Se tiver dívidas ao fisco, não conduza

Há alguns séculos era comum os incautos viajantes serem abordados por salteadores de estrada que lhes gritavam, enquanto brandiam um revólver: “A bolsa ou a vida!”. Hoje em dia, os automobilistas correm o risco de ser interpelados por funcionários do fisco que os ameaçam empunhando um portátil: “A regularização das dívidas ou a penhora do carro!” Como é óbvio, há uma certa diferença entre as duas situações. Apesar de tudo é muito melhor perder a vida do que cair nas garras do fisco português. Além disso, na primeira situação a pessoa ainda tem a esperança de que as autoridades apareçam à última hora e prendam os meliantes; já no segundo caso, os Bonnie and Clyde lusitanos formam uma quadrilha com a polícia.

Depois dos radares e dos condutores que não saem da faixa do meio, não cometerei nenhuma heresia se considerar o fisco no asfalto o terceiro cavaleiro do Apocalipse Rodoviário anunciado nas Escrituras. Por essa razão, desde o início desta semana só pego nas chaves do carro depois de confirmar que a minha situação fiscal está em dia. Creio que seria importante que a Autoridade Nacional para a Segurança Rodoviária lançasse campanhas de sensibilização sobre os perigos que os condutores correm se conduzirem sob o efeito de dívidas ao fisco. “Se tiver dívidas ao fisco não conduza”, “A Joana ficou sem carro por ter dívidas ao fisco e nunca mais pôde ir buscar o filho ao colégio” ou “Mais vale perder 376 horas na loja do cidadão e no portal das finanças a regularizar as dívidas ao fisco do que ficar sem carro num minuto” poderiam ser algumas das mensagens.
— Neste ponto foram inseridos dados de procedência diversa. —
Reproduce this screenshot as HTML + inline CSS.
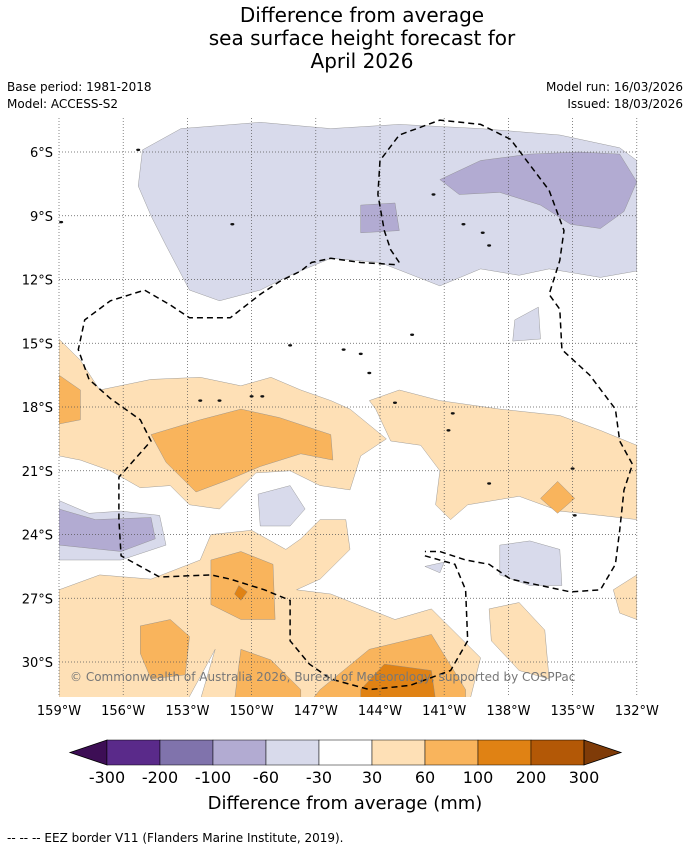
<!DOCTYPE html>
<html><head><meta charset="utf-8"><style>
body{margin:0;background:#fff;font-family:"DejaVu Sans",sans-serif}
</style></head><body>
<svg id="s" width="690" height="850" xmlns="http://www.w3.org/2000/svg" font-family="DejaVu Sans, sans-serif">
<g font-size="20" text-anchor="middle" fill="#000">
<text x="362" y="22">Difference from average</text>
<text x="362" y="45">sea surface height forecast for</text>
<text x="362" y="68">April 2026</text>
</g>
<g font-size="12" fill="#000">
<text x="7" y="91">Base period: 1981-2018</text>
<text x="7" y="108">Model: ACCESS-S2</text>
<text x="683" y="91" text-anchor="end">Model run: 16/03/2026</text>
<text x="683" y="108" text-anchor="end">Issued: 18/03/2026</text>
</g>
<defs><clipPath id="mc"><rect x="59" y="118" width="578" height="579"/></clipPath></defs>
<g id="map" clip-path="url(#mc)"></g>
<g id="grid"></g>
<g id="eez"></g>
<text x="70" y="681" font-size="12" fill="#777">© Commonwealth of Australia 2026, Bureau of Meteorology, supported by COSPPac</text>
<g id="axes" font-size="13" fill="#000"></g>
<g id="cbar"></g>
<text x="345" y="809" font-size="18" text-anchor="middle">Difference from average (mm)</text>
<text x="7" y="842" font-size="12">--  --  -- EEZ border V11 (Flanders Marine Institute, 2019).</text>
</svg>
<script>
const lonTicks=[-159,-156,-153,-150,-147,-144,-141,-138,-135,-132];
const latTicks=[-6,-9,-12,-15,-18,-21,-24,-27,-30];
const cbLevels=[-300,-200,-100,-60,-30,30,60,100,200,300];
const cbColors=["#3d0e55","#5a2a8a","#8073ac","#b2abd2","#d8daeb","#ffffff","#fee0b6","#f9b45c","#e08214","#b35806","#7f3b08"];
const polyLightPurple=[[[-155.1,-5.9],[-153.3,-4.9],[-149.6,-4.6],[-146.3,-4.9],[-143.1,-4.7],[-139.3,-4.9],[-135.6,-5.2],[-132.8,-5.8],[-132,-6.4],[-132,-11.6],[-133.7,-11.9],[-136.1,-11.5],[-137.5,-11.8],[-139.3,-11.5],[-141.2,-12.3],[-144,-11.2],[-146.3,-11],[-148.2,-11.8],[-149.6,-12.5],[-151.5,-13],[-152.9,-12.5],[-154,-10.4],[-154.7,-9],[-155.3,-7.6]],
[[-137.7,-13.9],[-136.6,-13.3],[-136.5,-14.8],[-137.8,-14.9]],
[[-159,-22.4],[-157.6,-23],[-156.1,-22.9],[-154.3,-23.1],[-154,-24.5],[-156.1,-25.2],[-159,-25.2]],
[[-149.7,-22.1],[-148.2,-21.7],[-147.5,-22.8],[-148.2,-23.6],[-149.6,-23.6]],
[[-138.4,-24.5],[-137,-24.3],[-135.6,-24.7],[-135.5,-26.4],[-137,-26.4],[-138.4,-25.9]],
[[-146.8,-27.6],[-146.1,-26.9],[-145,-27.5],[-146.1,-27.9]],
[[-141.9,-25.5],[-141,-25.3],[-141.2,-25.8]]];
const polyMidPurple=[[[-141.2,-7.3],[-139.3,-6.4],[-137,-6.1],[-134.7,-6],[-132.8,-6.1],[-132,-7.4],[-132.6,-8.8],[-133.7,-9.6],[-135.1,-9.4],[-136.5,-8.5],[-138.4,-7.9],[-140.3,-8]],
[[-144.9,-8.5],[-143.3,-8.4],[-143.1,-9.7],[-144.9,-9.8]],
[[-159,-22.8],[-157.3,-23.3],[-154.7,-23.2],[-154.5,-24.2],[-156.1,-24.8],[-159,-24.5]]];
const polyLightOrange=[[[-159,-14.8],[-158,-15.8],[-157.1,-17.2],[-154.7,-16.7],[-152.4,-16.6],[-150.5,-17],[-149.1,-16.6],[-147.7,-17.2],[-146.3,-17.7],[-145.4,-18.1],[-143.7,-19.5],[-144.9,-20.3],[-145.4,-21.9],[-146.8,-21.7],[-148.2,-21],[-149.8,-21.1],[-151.5,-22.8],[-152.9,-22.6],[-153.8,-21.7],[-155.2,-21.8],[-156.6,-21],[-158,-20.5],[-159,-20.3]],
[[-144.5,-17.7],[-143.1,-17.2],[-141.2,-17.7],[-138.4,-18.1],[-135.6,-18.4],[-133.7,-19.1],[-132,-19.8],[-132,-23.3],[-133.7,-23.1],[-135.6,-22.9],[-137.5,-22.2],[-139.9,-22.6],[-140.7,-23.3],[-141.4,-22.6],[-141.2,-21],[-142.1,-19.8],[-143.5,-19.6],[-144.2,-18.1]],
[[-159,-26.6],[-157.1,-25.9],[-154.7,-26.1],[-152.4,-25.2],[-151.9,-24],[-150,-23.8],[-148.4,-24.7],[-147.7,-24.2],[-146.8,-23.3],[-145.6,-23.3],[-145.4,-24.7],[-146.8,-26.1],[-147.9,-26.6],[-146.3,-26.8],[-143.3,-28],[-141.6,-27.5],[-139.3,-29.8],[-139.8,-31.8],[-152.4,-31.8],[-151.7,-29.4],[-153,-31.8],[-159,-31.8]],
[[-138.9,-27.5],[-137.5,-27.2],[-136.3,-28.5],[-136.1,-30.8],[-137.5,-30.4],[-138.8,-29]],
[[-133.1,-26.6],[-132,-25.9],[-132,-28],[-132.8,-27.7]]];
const polyMidOrange=[[[-154.7,-19.3],[-152.4,-18.6],[-150.5,-18.1],[-148.7,-18.5],[-146.3,-19.3],[-146.2,-20.5],[-147.7,-20.2],[-149.6,-20.8],[-151,-21.4],[-152.6,-22],[-154,-20.6]],
[[-159,-16.5],[-158,-17.2],[-158,-18.6],[-159,-18.8]],
[[-135.7,-21.5],[-134.9,-22.3],[-135.7,-23],[-136.5,-22.3]],
[[-151.9,-25.2],[-150.5,-24.8],[-149,-25.4],[-148.9,-28],[-150.5,-28],[-151.9,-27.3]],
[[-155.2,-28.3],[-153.8,-28],[-152.9,-28.8],[-153.1,-30.6],[-154.7,-30.8],[-155.2,-29.6]],
[[-150.5,-29.4],[-149.1,-29.9],[-147.7,-31.3],[-147.7,-31.8],[-150.8,-31.8]],
[[-146.8,-31.3],[-144.5,-29.4],[-141.6,-28.7],[-140,-31.3],[-140,-31.8],[-147.2,-31.8]]];
const polyDarkOrange=[[[-144.9,-31.3],[-143.8,-30.1],[-141.6,-30.4],[-141.4,-31.8],[-144.9,-31.8]],
[[-150.6,-26.4],[-150.2,-26.7],[-150.5,-27.1],[-150.8,-26.8]]];
const eezA=[[-143.1,-11.2],[-143.5,-10.6],[-143.8,-9.7],[-144.1,-8],[-144,-6.4],[-143.1,-5.2],[-141.2,-4.5],[-139.3,-4.7],[-137.9,-5.4],[-137,-6.6],[-136.1,-7.8],[-135.4,-9.7],[-135.6,-11.1],[-136.1,-12.7],[-135.6,-13.4],[-135.5,-15.3],[-134.2,-16.5],[-133,-18.1],[-132.8,-19.6],[-132.2,-20.7],[-132.6,-21.9],[-132.8,-23.8],[-133,-25.4],[-133.7,-26.6],[-135.1,-26.7],[-136.5,-26.4],[-137.9,-26.1],[-138.9,-25.4],[-140,-25.2],[-141.2,-24.8],[-141.9,-24.8]];
const eezB=[[-141.9,-25],[-140.5,-25.4],[-140,-26.6],[-139.9,-29],[-140.7,-30.4],[-142.6,-31.1],[-144.5,-31.3],[-146.3,-30.8],[-147.3,-30.1],[-148.2,-29],[-148.2,-27.1],[-149.4,-26.6],[-151,-26.1],[-151.9,-25.9],[-154.3,-26],[-156.1,-25],[-156.2,-23.3],[-156.2,-21.3],[-154.7,-19.6],[-155.2,-18.6],[-156.6,-17.6],[-157.6,-16.7],[-158.1,-15.3],[-157.8,-13.9],[-156.6,-13],[-155,-12.5],[-153.8,-13.2],[-152.9,-13.8],[-151,-13.8],[-149.6,-12.7],[-148.7,-12.1],[-147.7,-11.6],[-147.2,-11.2],[-146.3,-11],[-144.9,-11.2],[-143.3,-11.3]];
const islands=[[-152.4,-17.7],[-151.5,-17.7],[-149.5,-17.5],[-148.2,-15.1],[-145.7,-15.3],[-144.5,-16.4],[-143.3,-17.8],[-140.6,-18.3],[-139.2,-9.8],[-138.9,-10.4],[-140.1,-9.4],[-141.5,-8.0],[-150,-17.5],[-134.9,-23.1],[-140.8,-19.1],[-144.9,-15.5],[-158.9,-9.3],[-155.3,-5.9],[-150.9,-9.4],[-135,-20.9],[-138.9,-21.6],[-142.5,-14.6]];
const NS="http://www.w3.org/2000/svg";
const X=lon=>59+(lon+159)*21.4, Y=lat=>152+(-6-lat)*21.25;
function mk(t,a,p){const e=document.createElementNS(NS,t);for(const k in a)e.setAttribute(k,a[k]);p.appendChild(e);return e;}
const map=document.getElementById('map');
mk('rect',{x:59,y:118,width:578,height:579,fill:'#fff'},map);
function drawPolys(list,fill,name){for(const pg of list){const e=mk('polygon',{points:pg.map(p=>X(p[0]).toFixed(1)+','+Y(p[1]).toFixed(1)).join(' '),fill:fill,stroke:'#888','stroke-width':0.4},map);

}}
drawPolys(polyLightPurple,cbColors[4],'anomaly-minus30-region');
drawPolys(polyMidPurple,cbColors[3],'anomaly-minus60-region');
drawPolys(polyLightOrange,cbColors[6],'anomaly-plus30-region');
drawPolys(polyMidOrange,cbColors[7],'anomaly-plus60-region');
drawPolys(polyDarkOrange,cbColors[8],'anomaly-plus100-region');
for(const p of islands){const e=mk('ellipse',{cx:X(p[0]),cy:Y(p[1]),rx:2,ry:1.2,fill:'#111'},map);

}
const grid=document.getElementById('grid');
for(const l of lonTicks){mk('line',{x1:X(l),x2:X(l),y1:118,y2:697,stroke:'#555','stroke-width':0.7,'stroke-dasharray':'1,2'},grid);}
for(const l of latTicks){mk('line',{x1:59,x2:637,y1:Y(l),y2:Y(l),stroke:'#555','stroke-width':0.7,'stroke-dasharray':'1,2'},grid);}
const eez=document.getElementById('eez');
for(const seg of [eezA,eezB]){const e=mk('polyline',{points:seg.map(p=>X(p[0]).toFixed(1)+','+Y(p[1]).toFixed(1)).join(' '),fill:'none',stroke:'#000','stroke-width':1.5,'stroke-dasharray':'6,4'},eez);

}
const axes=document.getElementById('axes');
for(const l of lonTicks){const t=mk('text',{x:X(l),y:715,'text-anchor':'middle'},axes);t.textContent=(-l)+'°W';

}
for(const l of latTicks){const t=mk('text',{x:53,y:Y(l)+5,'text-anchor':'end'},axes);t.textContent=(-l)+'°S';

}
const cb=document.getElementById('cbar');
const bx0=107,bw=53,by=740,bh=25;
mk('polygon',{points:`70,${by+bh/2} ${bx0},${by} ${bx0},${by+bh}`,fill:cbColors[0],stroke:'#000','stroke-width':0.8},cb);
for(let i=1;i<cbColors.length-1;i++){const e=mk('rect',{x:bx0+(i-1)*bw,y:by,width:bw,height:bh,fill:cbColors[i],stroke:'#000','stroke-width':0.5},cb);

}
const xe=bx0+(cbColors.length-2)*bw;
mk('polygon',{points:`${xe},${by} ${xe+37},${by+bh/2} ${xe},${by+bh}`,fill:cbColors[cbColors.length-1],stroke:'#000','stroke-width':0.8},cb);
cbLevels.forEach((v,i)=>{const t=mk('text',{x:bx0+i*bw,y:783,'text-anchor':'middle','font-size':16},cb);t.textContent=v;

});
</script>
</body></html>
Entretanto, o Ministro das Finanças já veio dizer que a iniciativa “Acção sobre rodas” não é para continuar. É uma decisão que lamento, devido ao potencial que tinha em dinamizar a economia. A pessoa que vê o seu carro penhorado, poderia seguir com a sua vida se tivesse ali perto um stand de trotinetas. Também não enjeitaria a aquisição de uma garrafa de água e talvez um calçado mais adequado, caso fosse tomada por um súbito desejo de praticar jogging. Creio mesmo que esta ideia deveria ser alargada a outros contextos. Porque não pôr os funcionários das finanças à saída dos supermercados a penhorar as compras aos devedores? Ou mesmo nas cerimónias de casamento? Quando o padre perguntasse se alguém se opõe ao matrimónio, o funcionário das finanças levantar-se-ia e questionaria os noivos se têm dívidas às finanças. Em caso afirmativo, avançaria com a penhora do copo de água. Assim, evitar-se-ia que conduzissem não só sob o efeito de dívidas ao fisco, mas também sob o efeito do álcool. É menos perigoso, mas às vezes pode provocar um ou outro acidente.